Use the compare.sh script to visualy compare the screenshots and diff the console messages/errors.
$ bash compare.sh <path/to/report1> <path/to/report2>
Note: You need to have ImageMagick installed on your computer to compare the screenshots. The easiest way to install it on a mac is to use Homebrew
$ brew install imagemagick
Compare a set of urls over a period of time
# Process the urls
$ node index.js --directory 1999
# Wait a year...
# Process the same urls again
$ node index.js --directory 2000
# Now compare the screenshots from last year versus the ones from this year
$ bash compare.sh ./report/1999 ./report/2000
Compare a set of urls before and after making changes to the website's code.
# Process the urls as they are now
$ node index.js --directory Before
# Make changes to your website's code...
# Process the same urls again after the changes
$ node index.js --directory After
# Now compare the screenshots from Before the changes versus After the changes
$ bash compare.sh ./report/Before ./report/After
Compare sets from 2 different environments such as Prod vs Staging.

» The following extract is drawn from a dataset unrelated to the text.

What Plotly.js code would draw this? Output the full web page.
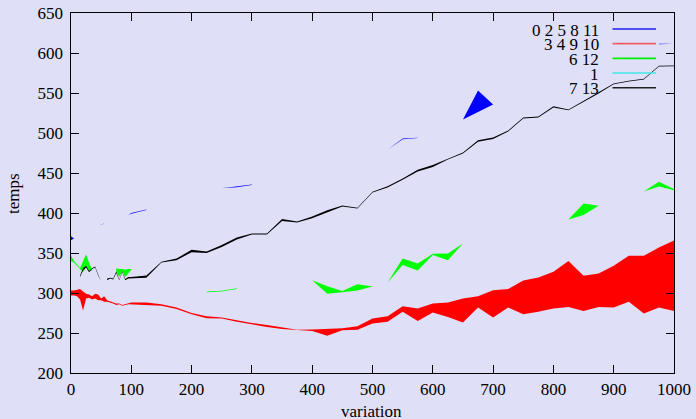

To make that possible use the --do-not-include-host
flag.
# Process the pages at the Production server e.g.: https://example.com/blablabla
$ node index.js --do-not-include-host --urls prod-urls.txt --directory Prod
# Process the same pages again but at the Staging server e.g.: https://staging.example.com/blablabla
$ node index.js --do-not-include-host --urls staging-urls.txt --directory Staging
# Now compare the screenshots from the Staging server versus the Prod server
$ bash compare.sh ./report/Prod ./report/Staging
It is easy to generate a list of URLs for a WordPress site through wp-cli.
# List post types registered on a site
wp --url=www.example.com/ post-type list
# List permalinks for the found post types.

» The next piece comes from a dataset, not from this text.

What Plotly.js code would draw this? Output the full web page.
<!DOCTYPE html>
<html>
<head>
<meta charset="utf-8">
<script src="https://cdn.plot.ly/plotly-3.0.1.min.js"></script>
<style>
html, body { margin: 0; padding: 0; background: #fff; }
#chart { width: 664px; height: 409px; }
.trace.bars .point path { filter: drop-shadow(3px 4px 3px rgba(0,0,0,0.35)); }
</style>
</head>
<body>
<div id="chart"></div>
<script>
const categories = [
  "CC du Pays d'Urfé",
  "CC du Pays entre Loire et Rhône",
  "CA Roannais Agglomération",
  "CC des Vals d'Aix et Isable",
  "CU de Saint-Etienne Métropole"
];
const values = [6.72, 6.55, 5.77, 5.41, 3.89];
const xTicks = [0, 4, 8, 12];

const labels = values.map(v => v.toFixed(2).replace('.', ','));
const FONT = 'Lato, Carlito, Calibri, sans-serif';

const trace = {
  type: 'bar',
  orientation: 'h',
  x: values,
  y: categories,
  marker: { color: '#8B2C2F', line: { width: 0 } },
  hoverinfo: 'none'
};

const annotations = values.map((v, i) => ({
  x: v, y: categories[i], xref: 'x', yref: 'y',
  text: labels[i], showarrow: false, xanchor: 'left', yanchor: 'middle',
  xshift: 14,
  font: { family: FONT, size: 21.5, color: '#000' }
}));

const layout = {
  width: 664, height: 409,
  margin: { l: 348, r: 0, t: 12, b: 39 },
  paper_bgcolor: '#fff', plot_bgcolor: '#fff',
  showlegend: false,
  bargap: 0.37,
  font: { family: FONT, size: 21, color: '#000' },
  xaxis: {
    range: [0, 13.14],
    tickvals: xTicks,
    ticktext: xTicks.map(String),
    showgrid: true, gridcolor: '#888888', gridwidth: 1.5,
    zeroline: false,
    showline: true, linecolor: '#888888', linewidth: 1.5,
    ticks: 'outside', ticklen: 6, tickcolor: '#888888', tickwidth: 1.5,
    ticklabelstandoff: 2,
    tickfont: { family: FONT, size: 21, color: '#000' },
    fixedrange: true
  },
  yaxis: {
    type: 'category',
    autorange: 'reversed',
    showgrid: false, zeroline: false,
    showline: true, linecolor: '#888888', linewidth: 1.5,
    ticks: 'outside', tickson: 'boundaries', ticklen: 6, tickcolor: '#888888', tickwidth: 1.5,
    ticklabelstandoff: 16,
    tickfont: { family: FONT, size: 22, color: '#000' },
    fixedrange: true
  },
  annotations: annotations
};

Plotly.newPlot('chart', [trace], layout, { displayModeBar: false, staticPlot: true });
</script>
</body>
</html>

wp --url=www.example.com/ post list --fields=url --post_type=post,page --post_status=publish --format=csv | tail -n +2
To get a list of popular sites or URLs, check the Google Analytics account under Reports > Behavior > Content Drilldown and use Export into CSV. Then copy the list of urls from the .csv file into a .txt file (one url per line).
Fix npm vulnerabilities
The compare script now creates an html page for you to visualize the differences more easily
Added option to drop the host part of the url in reports to make it easier to compare urls from 2 different environments (e.g.: Staging vs Prod)
Improved error handling
Added option to enter authentication password via a secure prompt
Added option to authenticate by cookie
Added script to compare 2 sets of data.